Но я упрямо приросла к паркетном полу деканата и сверлила умоляющим взглядом Светлану Леонидовну. А та пыхтела, как чайник на плите, только что не подпрыгивала.
– Подлюка, Богданов. Всех девок на кафедре оприходовал, – бормотала она, но все же лезла куда-то вглубь своего письменного стола.
Женщина порылась там, потом достала пухлую папку на резинках и перелистав листы в ней, отрывисто сказала:
– Пиши, непутевая.
Чего я конкретно хотела добиться, получив адрес – сама пока не знала.
Если Алексей уже улетел в Германию, то эта записка с номером ничего мне не даст.
Или даст?
Мне казалась, что он говорил, что живет с отцом.
Я даже боялась себе представить, как буду объяснять Богданову старшему: кто я такая и зачем мне так срочно понадобился его сын. Злые слезы предстоящего унижения так и норовили собраться в уголках глаз.

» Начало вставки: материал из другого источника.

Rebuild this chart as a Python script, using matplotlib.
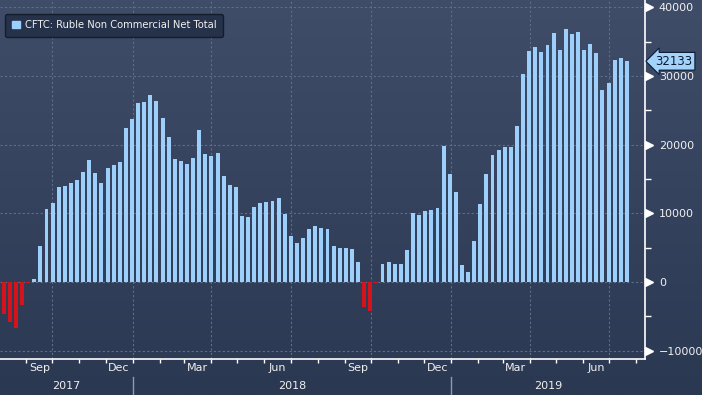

До элитной многоэтажки, где жил Алексей, я добралась не так уж и быстро. День уже перевалил за обед, и я выползла из маршрутки, слегка пошатываясь от усталости. Спасибо потом до дома добираться будет недолго. Мы живем в одном районе. Он в целом благополучный. Только у нас с мамой старая, обшарпанная хрущевка, а дом Богдановых выстроен рядом с парком, окна смотрят на большую новогоднюю елку, каток. Красивое место.